Elle avait à peine 17 ans quand en 2005, fuyant la misère, l'invivable
dans son pays, Rizana Nafeek a débarqué en Arabie saoudite pour chercher
du travail. Elle venait de Sri Lanka comme tant d'autres migrants issus
de l'Asie du sud, persuadée qu'elle avait laissé loin derrière elle
l'enfer et qu'elle allait trouver à Riyad l'eldorado dont elle rêvait.
La loi saoudienne interdisant l'emploi d'étrangers de moins de 18 ans,
avant de quitter son pays Rizana Nafeek a dû recourir aux services d'une
agence de recrutement pour falsifier la date de naissance figurant sur
son passeport. D'un simple trait de plume appuyé vraisemblablement par
un pot-de-vin, de 17 ans elle s'est fait propulser à 20. Si bien que
dès son arrivée à Ryadh le 4 mai 2005, la jeune sri-lankaise réussit à
se faire embaucher comme employée de maison. Une Cosette, dirait-on, de
la vie réelle, jetée au royaume des sables et du pétrole. Mais plus
démunie encore que sa cadette hugolienne, parce que chez des Thénardier
vivant dans l'opulence, les 3 ans gagnés par Rizana sur le papier
demandent à être payés quotidiennement en corvées supplémentaires.
Bref, les problèmes qui l’avaient ménagée à son passage des frontières
et les misères que cette fugitive de l'enfer sri-lankais a cru un
moment avoir laissées loin de l'Arabie ne tarderont pas à survenir, plus
aigus et tragiques, dans sa vie nouvelle.
Deux semaines à peine après son embauche, alors que ses employés lui ont
confié la garde de leur bébé de 4 mois, simple accident dû à la
négligence ou meurtre
irresponsable -personne n'en saura la
vérité, le bébé meurt dans ses bras. Et comme la domestique a été
houspillée quelque temps plus tôt, peut-être même battue par sa
patronne, elle a beau crier et clamer que le petit s'est étouffé à cause
du biberon, qu'elle n'était pour rien dans cette tragédie, ses
employeurs, ayant l'intime conviction qu'il s'agissait d'un acte de
vengeance, l'ont poursuivie pour homicide volontaire. Arrêtée, le jour
même Rizana Nafeek passe aux aveux.
Dans un pays où les droits de l'homme les plus élémentaires sont
bafoués, on peut aisément deviner par quels moyens l'instruction peut
avancer si rapidement et, surtout, efficacement. Et l'on ne s'étonne pas
que la justice soit à l'image de l'instruction, tout aussi expéditive.
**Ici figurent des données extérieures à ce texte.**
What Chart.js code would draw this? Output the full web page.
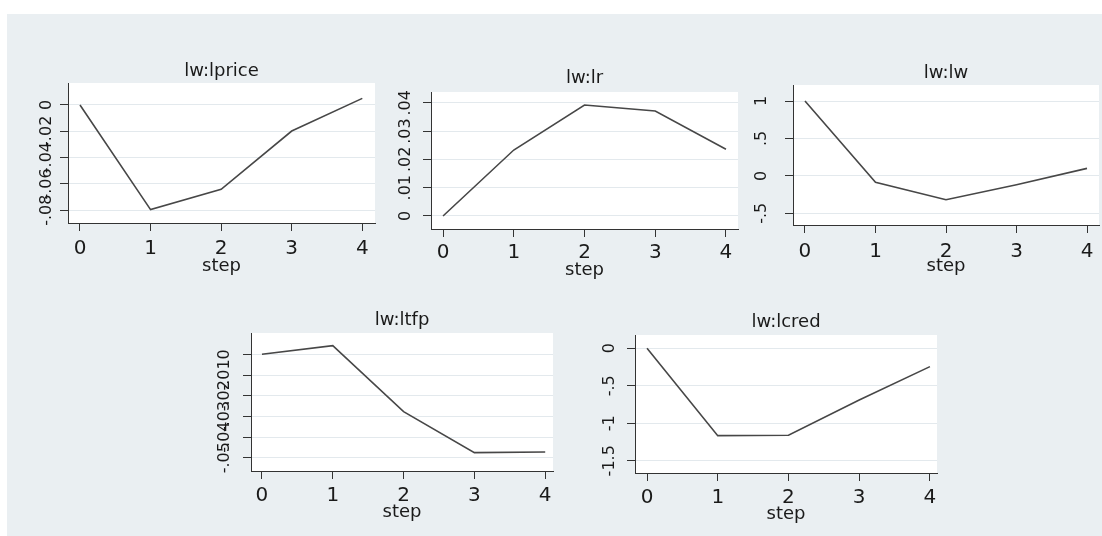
<!DOCTYPE html>
<html>
<head>
<meta charset="utf-8">
<script src="https://cdn.jsdelivr.net/npm/chart.js@4.4.1/dist/chart.umd.min.js"></script>
<style>
  html, body { margin: 0; padding: 0; background: #fff; overflow: hidden; }
  #bg { position: absolute; left: 7px; top: 14px; width: 1095px; height: 522px; background: #eaeff2; }
  canvas { position: absolute; }
</style>
</head>
<body>
<div id="bg"></div>
<script>
// x axis: forecast steps
const steps = [0, 1, 2, 3, 4];
const stepLabels = ['0', '1', '2', '3', '4'];

// impulse responses (impulse lw)
const lpriceVals = [0, -0.0795, -0.0641, -0.0198, 0.005];
const lrVals     = [0, 0.0233, 0.0392, 0.0371, 0.0236];
const lwVals     = [1, -0.085, -0.32, -0.12, 0.10];
const ltfpVals   = [0, 0.0042, -0.0277, -0.0475, -0.0472];
const lcredVals  = [0, -1.165, -1.16, -0.69, -0.245];

// y ticks and their labels
const lpriceTicks = [-0.08, -0.06, -0.04, -0.02, 0];
const lpriceTickLabels = ['-.08', '-.06', '-.04', '-.02', '0'];
const lrTicks = [0, 0.01, 0.02, 0.03, 0.04];
const lrTickLabels = ['0', '.01', '.02', '.03', '.04'];
const lwTicks = [-0.5, 0, 0.5, 1];
const lwTickLabels = ['-.5', '0', '.5', '1'];
const ltfpTicks = [-0.05, -0.04, -0.03, -0.02, -0.01, 0];
const ltfpTickLabels = ['-.05', '-.04', '-.03', '-.02', '-.01', '0'];
const lcredTicks = [-1.5, -1, -0.5, 0];
const lcredTickLabels = ['-1.5', '-1', '-.5', '0'];

const titles = ['lw:lprice', 'lw:lr', 'lw:lw', 'lw:ltfp', 'lw:lcred'];

// where each panel's plot box sits on the page
const panels = [
  { title: titles[0], vals: lpriceVals, ticks: lpriceTicks, labels: lpriceTickLabels,
    L: 68, T: 83, R: 375, B: 223, titleBase: 76, labelX: 47, xLabY: 249, stepY: 269.5,
    xMin: -0.17, xMax: 4.18, yMin: -0.0897, yMax: 0.0167 },
  { title: titles[1], vals: lrVals, ticks: lrTicks, labels: lrTickLabels,
    L: 431, T: 92, R: 738, B: 229, titleBase: 83, labelX: 406, xLabY: 253, stepY: 273.5,
    xMin: -0.17, xMax: 4.17, yMin: -0.0046, yMax: 0.0438 },
  { title: titles[2], vals: lwVals, ticks: lwTicks, labels: lwTickLabels,
    L: 793, T: 85, R: 1099, B: 225, titleBase: 78, labelX: 762, xLabY: 252, stepY: 269.5,
    xMin: -0.17, xMax: 4.17, yMin: -0.657, yMax: 1.214 },
  { title: titles[3], vals: ltfpVals, ticks: ltfpTicks, labels: ltfpTickLabels,
    L: 251, T: 333, R: 553, B: 471, titleBase: 325, labelX: 225, xLabY: 495.5, stepY: 515.5,
    xMin: -0.155, xMax: 4.11, yMin: -0.0564, yMax: 0.0103 },
  { title: titles[4], vals: lcredVals, ticks: lcredTicks, labels: lcredTickLabels,
    L: 635, T: 335, R: 937, B: 473, titleBase: 327, labelX: 610, xLabY: 497.5, stepY: 517.5,
    xMin: -0.17, xMax: 4.10, yMin: -1.663, yMax: 0.177 }
];

const FONT = '"DejaVu Sans", "Liberation Sans", Arial, sans-serif';
const TEXT = '#1a1a1a';
const PAD_L = 60, PAD_T = 40, PAD_R = 10, AX_H = 60;

// white plot box, title and vertical y labels (stata style)
const panelDecor = {
  id: 'panelDecor',
  beforeDraw(chart, args, opts) {
    const a = chart.chartArea, ctx = chart.ctx;
    ctx.save();
    ctx.fillStyle = '#ffffff';
    ctx.fillRect(a.left, a.top, a.right - a.left, a.bottom - a.top);
    ctx.restore();
  },
  afterDraw(chart, args, opts) {
    const ctx = chart.ctx, a = chart.chartArea, ys = chart.scales.y;
    ctx.save();
    ctx.fillStyle = TEXT;
    ctx.font = '18px ' + FONT;
    ctx.textAlign = 'center';
    ctx.textBaseline = 'alphabetic';
    ctx.fillText(opts.title, (a.left + a.right) / 2, opts.titleY);

    ctx.font = '16px ' + FONT;
    ctx.textBaseline = 'middle';
    ys.ticks.forEach((t, i) => {
      const y = ys.getPixelForValue(t.value);
      ctx.save();
      ctx.translate(opts.labelX, y);
      ctx.rotate(-Math.PI / 2);
      ctx.fillText(opts.tickLabels[i], 0, 0);
      ctx.restore();
    });
    ctx.restore();
  }
};

panels.forEach(p => {
  const cv = document.createElement('canvas');
  const left = p.L - PAD_L, top = p.T - PAD_T;
  const w = (p.R - p.L) + PAD_L + PAD_R;
  const h = (p.B - p.T) + PAD_T + AX_H;
  cv.width = w; cv.height = h;
  cv.style.left = left + 'px';
  cv.style.top = top + 'px';
  cv.style.width = w + 'px';
  cv.style.height = h + 'px';
  document.body.appendChild(cv);

  const xPad = (p.xLabY - p.B) - 8 - 12;
  const stepPad = AX_H - (p.stepY - p.B - 3.4) - 10.8;

  new Chart(cv.getContext('2d'), {
    type: 'line',
    data: {
      datasets: [{
        data: steps.map((s, i) => ({ x: s, y: p.vals[i] })),
        borderColor: '#474747',
        borderWidth: 1.6,
        pointRadius: 0,
        tension: 0,
        fill: false
      }]
    },
    options: {
      responsive: false,
      animation: false,
      devicePixelRatio: 1,
      layout: { padding: { left: 0, top: PAD_T, right: PAD_R, bottom: 0 } },
      plugins: {
        legend: { display: false },
        tooltip: { enabled: false },
        panelDecor: {
          title: p.title,
          titleY: p.titleBase - top,
          labelX: p.labelX - left,
          tickLabels: p.labels
        }
      },
      scales: {
        x: {
          type: 'linear',
          min: p.xMin,
          max: p.xMax,
          afterBuildTicks: s => { s.ticks = steps.map(v => ({ value: v })); },
          afterFit: s => { s.height = AX_H; },
          grid: { drawOnChartArea: false, drawTicks: true, tickLength: 8, tickColor: '#333', tickWidth: 1 },
          border: { display: true, color: '#333', width: 1 },
          ticks: {
            padding: xPad,
            color: TEXT,
            font: { family: FONT, size: 20 },
            maxRotation: 0,
            autoSkip: false,
            callback: v => stepLabels[steps.indexOf(v)]
          },
          title: {
            display: true,
            text: 'step',
            color: TEXT,
            font: { family: FONT, size: 18 },
            padding: { top: 0, bottom: stepPad }
          }
        },
        y: {
          type: 'linear',
          min: p.yMin,
          max: p.yMax,
          afterBuildTicks: s => { s.ticks = p.ticks.map(v => ({ value: v })); },
          afterFit: s => { s.width = PAD_L; },
          grid: { color: '#e3e9ed', tickColor: '#333', tickLength: 8, drawTicks: true, lineWidth: 1 },
          border: { display: true, color: '#333', width: 1 },
          ticks: { display: false }
        }
      }
    },
    plugins: [panelDecor]
  });
});
</script>
</body>
</html>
D'autant que l'accusée dans cette affaire n'a bénéficié (ni au cours des
interrogatoires ni pendant le jugement) de l'assistance d'aucun avocat,
ni interprète compétent pour traduire du tamoul à l'arabe, ou vice
versa, ses récits des faits et l'acte d'accusation. Au cours du procès,
s'étant rétractée et ayant soutenu que ses aveux lui avaient été
extorquées sous la torture, elle a dû se démener comme elle pouvait pour
plaider prodo domo, et vainement, son innocence. Condamnée dès 2005 à
la peine de mort, la Cour suprême de Riyad a rejeté en 2010 l'appel. Et
bien que l'Arabie soit signataire de la Convention relative aux droits
de l'enfant, qu'en vertu de cette convention ce pays n'a pas le droit
d'appliquer la peine de mort à des personnes de moins de 18 ans au
moment des faits qui leur sont reprochés, la justice saoudienne a rejeté
toutes les requêtes, faites par l'accusée ou l'ambassade de son pays et
appuyées par un bulletin de naissance authentique, en vue de respecter
la loi internationale évoquée précédemment.
Durant 8 ans, Rizana a attendu dans le couloir de la mort. Et ceux qui
ont entretenu l'espoir de pouvoir la sauver n'ont ménagé aucun effort
dans ce sens. Mais ni sa famille, ses compatriotes, les ONG
internationales, les militants abolitionnistes, Amnesty International ni
le président même du Sri Lanka écrivant au roi saoudien n'ont pu
infléchir à la voix de la clémence et de la raison les bourreaux de
cette damnée de toutes les misères.
Sur simple présomption de meurtre, Rizana vient d'être décapitée par l'épée ce mercredi 9 janvier 2013.